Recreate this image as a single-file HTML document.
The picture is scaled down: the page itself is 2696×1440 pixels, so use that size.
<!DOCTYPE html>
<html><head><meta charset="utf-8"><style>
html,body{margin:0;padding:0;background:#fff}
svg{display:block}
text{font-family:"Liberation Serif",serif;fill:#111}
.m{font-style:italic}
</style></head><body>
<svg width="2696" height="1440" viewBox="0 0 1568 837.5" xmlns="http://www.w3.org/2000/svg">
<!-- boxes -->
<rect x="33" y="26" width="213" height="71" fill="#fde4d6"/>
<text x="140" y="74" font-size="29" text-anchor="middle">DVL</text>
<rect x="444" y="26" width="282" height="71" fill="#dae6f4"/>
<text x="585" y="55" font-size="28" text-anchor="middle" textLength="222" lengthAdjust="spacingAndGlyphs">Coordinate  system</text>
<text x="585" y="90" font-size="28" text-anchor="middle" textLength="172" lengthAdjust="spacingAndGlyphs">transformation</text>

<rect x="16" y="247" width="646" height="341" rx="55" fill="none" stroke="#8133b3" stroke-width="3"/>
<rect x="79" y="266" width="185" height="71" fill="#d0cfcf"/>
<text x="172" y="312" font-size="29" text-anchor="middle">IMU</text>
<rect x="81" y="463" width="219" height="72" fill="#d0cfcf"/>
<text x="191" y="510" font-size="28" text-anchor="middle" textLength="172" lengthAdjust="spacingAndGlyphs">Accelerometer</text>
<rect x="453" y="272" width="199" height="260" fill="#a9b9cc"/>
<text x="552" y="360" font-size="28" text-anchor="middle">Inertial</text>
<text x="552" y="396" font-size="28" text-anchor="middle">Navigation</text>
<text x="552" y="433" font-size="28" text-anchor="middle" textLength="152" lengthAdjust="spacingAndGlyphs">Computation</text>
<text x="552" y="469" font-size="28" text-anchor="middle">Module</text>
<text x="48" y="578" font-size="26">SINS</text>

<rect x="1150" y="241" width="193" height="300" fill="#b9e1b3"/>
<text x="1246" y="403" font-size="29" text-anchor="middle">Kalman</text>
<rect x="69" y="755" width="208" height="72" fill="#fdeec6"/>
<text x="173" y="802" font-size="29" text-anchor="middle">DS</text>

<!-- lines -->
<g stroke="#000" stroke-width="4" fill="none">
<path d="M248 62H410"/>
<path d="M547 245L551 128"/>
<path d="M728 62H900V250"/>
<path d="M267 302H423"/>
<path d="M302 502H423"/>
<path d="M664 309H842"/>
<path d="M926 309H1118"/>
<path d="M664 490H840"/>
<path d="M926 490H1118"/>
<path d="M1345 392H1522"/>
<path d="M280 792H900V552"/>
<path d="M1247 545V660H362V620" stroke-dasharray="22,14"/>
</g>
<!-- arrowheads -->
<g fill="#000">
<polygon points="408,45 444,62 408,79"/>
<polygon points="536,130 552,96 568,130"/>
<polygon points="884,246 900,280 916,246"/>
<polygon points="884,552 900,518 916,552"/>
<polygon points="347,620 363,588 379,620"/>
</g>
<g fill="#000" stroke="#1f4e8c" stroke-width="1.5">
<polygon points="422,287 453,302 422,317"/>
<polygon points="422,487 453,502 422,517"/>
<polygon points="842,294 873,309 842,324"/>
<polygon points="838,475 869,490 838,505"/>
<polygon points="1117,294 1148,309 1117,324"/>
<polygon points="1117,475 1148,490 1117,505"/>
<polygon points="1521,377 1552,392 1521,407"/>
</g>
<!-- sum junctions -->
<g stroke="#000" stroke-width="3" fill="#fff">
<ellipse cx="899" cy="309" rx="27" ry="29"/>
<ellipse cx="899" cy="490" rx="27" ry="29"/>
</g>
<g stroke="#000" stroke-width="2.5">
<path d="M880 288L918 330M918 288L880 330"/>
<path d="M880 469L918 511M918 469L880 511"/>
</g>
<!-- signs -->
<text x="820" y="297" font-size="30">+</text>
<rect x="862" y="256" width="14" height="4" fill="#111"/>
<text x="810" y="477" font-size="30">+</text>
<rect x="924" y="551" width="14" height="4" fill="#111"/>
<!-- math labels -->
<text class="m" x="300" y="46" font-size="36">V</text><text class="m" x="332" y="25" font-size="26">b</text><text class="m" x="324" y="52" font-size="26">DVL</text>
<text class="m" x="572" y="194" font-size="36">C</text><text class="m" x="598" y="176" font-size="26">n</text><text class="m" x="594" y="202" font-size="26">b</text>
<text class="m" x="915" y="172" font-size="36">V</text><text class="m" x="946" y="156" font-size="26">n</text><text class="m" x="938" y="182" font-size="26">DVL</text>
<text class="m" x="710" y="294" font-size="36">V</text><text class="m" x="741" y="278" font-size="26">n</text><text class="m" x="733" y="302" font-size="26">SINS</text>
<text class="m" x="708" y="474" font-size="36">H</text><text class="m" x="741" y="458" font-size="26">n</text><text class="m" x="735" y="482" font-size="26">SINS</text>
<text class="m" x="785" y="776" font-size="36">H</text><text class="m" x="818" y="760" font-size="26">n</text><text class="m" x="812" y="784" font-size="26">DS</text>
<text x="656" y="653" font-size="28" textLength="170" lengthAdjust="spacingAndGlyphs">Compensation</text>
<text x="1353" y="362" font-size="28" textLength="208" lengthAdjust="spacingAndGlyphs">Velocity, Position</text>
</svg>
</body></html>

_Objective_
Repeat the listing above without any change.

_Worked solution_
Recreate this image as a single-file HTML document.
The picture is scaled down: the page itself is 2696×1440 pixels, so use that size.
<!DOCTYPE html>
<html><head><meta charset="utf-8"><style>
html,body{margin:0;padding:0;background:#fff}
svg{display:block}
text{font-family:"Liberation Serif",serif;fill:#111}
.m{font-style:italic}
</style></head><body>
<svg width="2696" height="1440" viewBox="0 0 1568 837.5" xmlns="http://www.w3.org/2000/svg">
<!-- boxes -->
<rect x="33" y="26" width="213" height="71" fill="#fde4d6"/>
<text x="140" y="74" font-size="29" text-anchor="middle">DVL</text>
<rect x="444" y="26" width="282" height="71" fill="#dae6f4"/>
<text x="585" y="55" font-size="28" text-anchor="middle" textLength="222" lengthAdjust="spacingAndGlyphs">Coordinate  system</text>
<text x="585" y="90" font-size="28" text-anchor="middle" textLength="172" lengthAdjust="spacingAndGlyphs">transformation</text>

<rect x="16" y="247" width="646" height="341" rx="55" fill="none" stroke="#8133b3" stroke-width="3"/>
<rect x="79" y="266" width="185" height="71" fill="#d0cfcf"/>
<text x="172" y="312" font-size="29" text-anchor="middle">IMU</text>
<rect x="81" y="463" width="219" height="72" fill="#d0cfcf"/>
<text x="191" y="510" font-size="28" text-anchor="middle" textLength="172" lengthAdjust="spacingAndGlyphs">Accelerometer</text>
<rect x="453" y="272" width="199" height="260" fill="#a9b9cc"/>
<text x="552" y="360" font-size="28" text-anchor="middle">Inertial</text>
<text x="552" y="396" font-size="28" text-anchor="middle">Navigation</text>
<text x="552" y="433" font-size="28" text-anchor="middle" textLength="152" lengthAdjust="spacingAndGlyphs">Computation</text>
<text x="552" y="469" font-size="28" text-anchor="middle">Module</text>
<text x="48" y="578" font-size="26">SINS</text>

<rect x="1150" y="241" width="193" height="300" fill="#b9e1b3"/>
<text x="1246" y="403" font-size="29" text-anchor="middle">Kalman</text>
<rect x="69" y="755" width="208" height="72" fill="#fdeec6"/>
<text x="173" y="802" font-size="29" text-anchor="middle">DS</text>

<!-- lines -->
<g stroke="#000" stroke-width="4" fill="none">
<path d="M248 62H410"/>
<path d="M547 245L551 128"/>
<path d="M728 62H900V250"/>
<path d="M267 302H423"/>
<path d="M302 502H423"/>
<path d="M664 309H842"/>
<path d="M926 309H1118"/>
<path d="M664 490H840"/>
<path d="M926 490H1118"/>
<path d="M1345 392H1522"/>
<path d="M280 792H900V552"/>
<path d="M1247 545V660H362V620" stroke-dasharray="22,14"/>
</g>
<!-- arrowheads -->
<g fill="#000">
<polygon points="408,45 444,62 408,79"/>
<polygon points="536,130 552,96 568,130"/>
<polygon points="884,246 900,280 916,246"/>
<polygon points="884,552 900,518 916,552"/>
<polygon points="347,620 363,588 379,620"/>
</g>
<g fill="#000" stroke="#1f4e8c" stroke-width="1.5">
<polygon points="422,287 453,302 422,317"/>
<polygon points="422,487 453,502 422,517"/>
<polygon points="842,294 873,309 842,324"/>
<polygon points="838,475 869,490 838,505"/>
<polygon points="1117,294 1148,309 1117,324"/>
<polygon points="1117,475 1148,490 1117,505"/>
<polygon points="1521,377 1552,392 1521,407"/>
</g>
<!-- sum junctions -->
<g stroke="#000" stroke-width="3" fill="#fff">
<ellipse cx="899" cy="309" rx="27" ry="29"/>
<ellipse cx="899" cy="490" rx="27" ry="29"/>
</g>
<g stroke="#000" stroke-width="2.5">
<path d="M880 288L918 330M918 288L880 330"/>
<path d="M880 469L918 511M918 469L880 511"/>
</g>
<!-- signs -->
<text x="820" y="297" font-size="30">+</text>
<rect x="862" y="256" width="14" height="4" fill="#111"/>
<text x="810" y="477" font-size="30">+</text>
<rect x="924" y="551" width="14" height="4" fill="#111"/>
<!-- math labels -->
<text class="m" x="300" y="46" font-size="36">V</text><text class="m" x="332" y="25" font-size="26">b</text><text class="m" x="324" y="52" font-size="26">DVL</text>
<text class="m" x="572" y="194" font-size="36">C</text><text class="m" x="598" y="176" font-size="26">n</text><text class="m" x="594" y="202" font-size="26">b</text>
<text class="m" x="915" y="172" font-size="36">V</text><text class="m" x="946" y="156" font-size="26">n</text><text class="m" x="938" y="182" font-size="26">DVL</text>
<text class="m" x="710" y="294" font-size="36">V</text><text class="m" x="741" y="278" font-size="26">n</text><text class="m" x="733" y="302" font-size="26">SINS</text>
<text class="m" x="708" y="474" font-size="36">H</text><text class="m" x="741" y="458" font-size="26">n</text><text class="m" x="735" y="482" font-size="26">SINS</text>
<text class="m" x="785" y="776" font-size="36">H</text><text class="m" x="818" y="760" font-size="26">n</text><text class="m" x="812" y="784" font-size="26">DS</text>
<text x="656" y="653" font-size="28" textLength="170" lengthAdjust="spacingAndGlyphs">Compensation</text>
<text x="1353" y="362" font-size="28" textLength="208" lengthAdjust="spacingAndGlyphs">Velocity, Position</text>
</svg>
</body></html>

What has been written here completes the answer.